Joe Biden’s warning to Frank concerning business conflicts of interest isn’t an isolated incident for the White House. Biden transition lawyers reportedly had a similar talk to one member of Harris’s family.
Meena Harris, the vice president’s niece, was reminded by Biden’s team this month that she can’t profit off the name of the former California senator after Meena’s company, Phenomenal, a women’s lifestyle brand and activism network, formed a collaboration with Beats By Dre. On top of that, the daughter of Kamala Harris’s sister Maya released a book called Ambitious Girl in January after publishing another book last year titled Kamala and Maya’s Big Idea.
And this week, it also became known that Kamala Harris’s stepdaughter with second gentleman Doug Emhoff, Ella, inked a modeling contract with leading agency IMG. Ella Emhoff is studying fashion at New York City’s Parsons School of Design.

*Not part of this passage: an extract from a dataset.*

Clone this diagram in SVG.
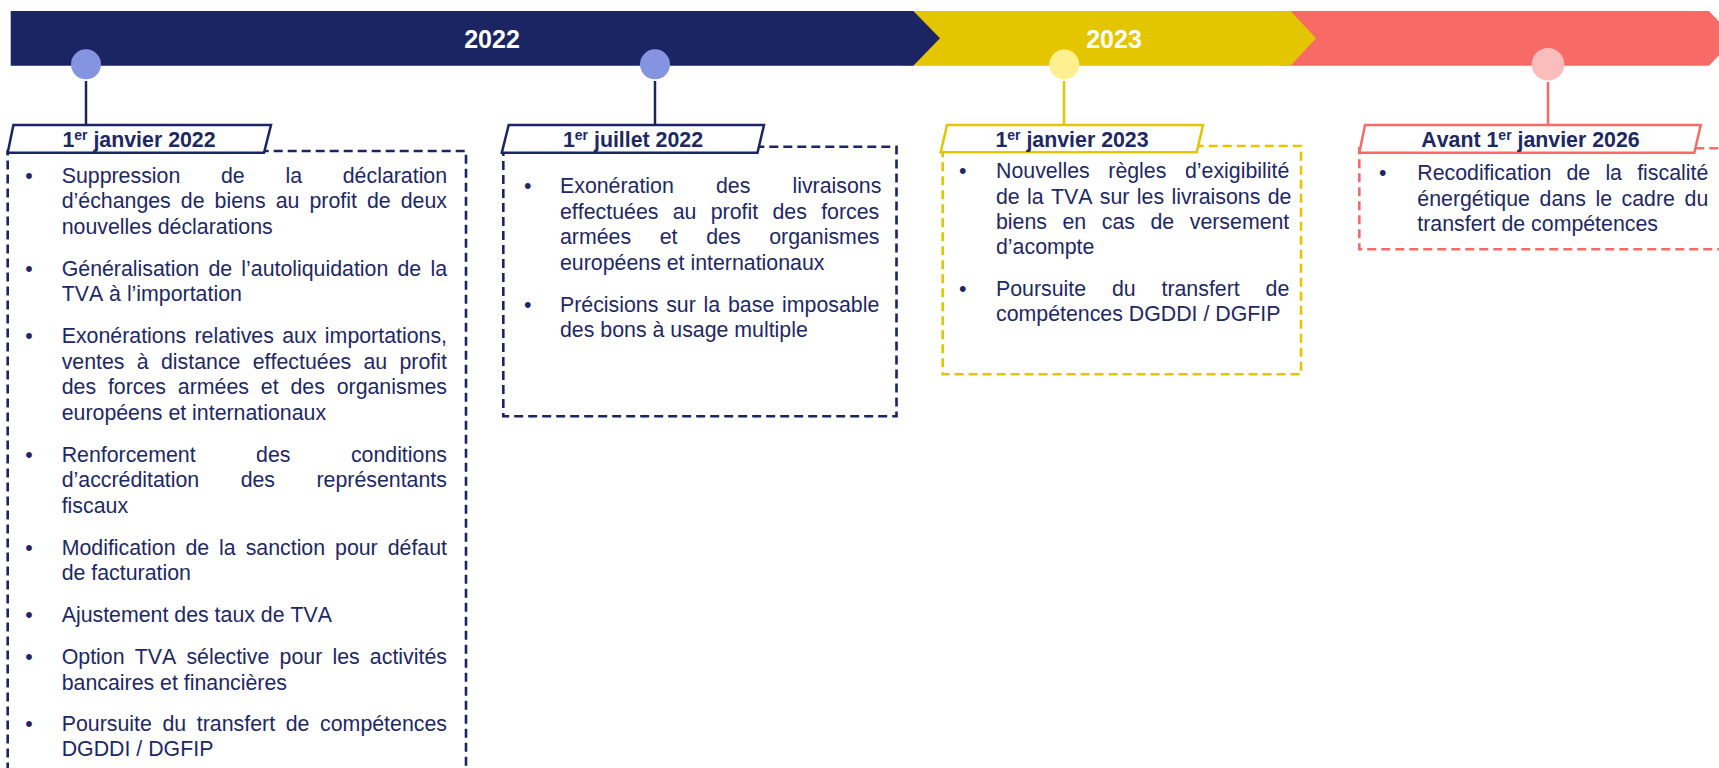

During the transition, Biden’s aides said his family would agree to a code of conduct to avoid any conflicts of interest. But while Biden signed an executive order shortly after being sworn in on Jan. 20 that applied to federal employees, few details have been provided regarding a framework for his relatives.
Scott Amey, general counsel for the Project On Government Oversight, a nonprofit organization focused on uncovering conflicts, said Frank Biden’s ad may not have been illegal, but it was certainly “inappropriate.”
“In the past, we’ve seen firewalls established to ensure that those family relationships weren’t used for personal or professional gain,” he said. “But it really falls on the senior officials to kind of police that and keep the families in check.”
Amey suggested that the White House take detailed meeting notes when applicable, make relevant calendars public, and lay out in a letter or proclamation to federal employees that “special access or favoritism” to Biden and Harris family members was “frowned upon.”
The new administration’s violations are less legally clear-cut than complaints made against Trump and his family because Biden and Harris’s relatives aren’t employed by the government, according to Amey. Former first daughter Ivanka Trump and husband Jared Kushner were both advisers.
Amey predicted scrutiny of Biden, in particular, would be greater after the drama surrounding Hunter.
“They’re not coming into this with a clean slate,” he said. “How long those conflicts of interest stay in the news will be determined on how they’re handled and what is done to prevent them in the future.”
Steven Mintz, a California Polytechnic State University, San Luis Obispo professor emeritus, recommended that Congress pass legislation formalizing a code of conduct for first and second families. In the meantime, Biden should implore his relatives to rely on former President George W. Bush’s litmus test, Mintz told the Washington Examiner.
“The person involved, like a family member, should ask if the behavior in question was a front page story in the newspaper,” he said.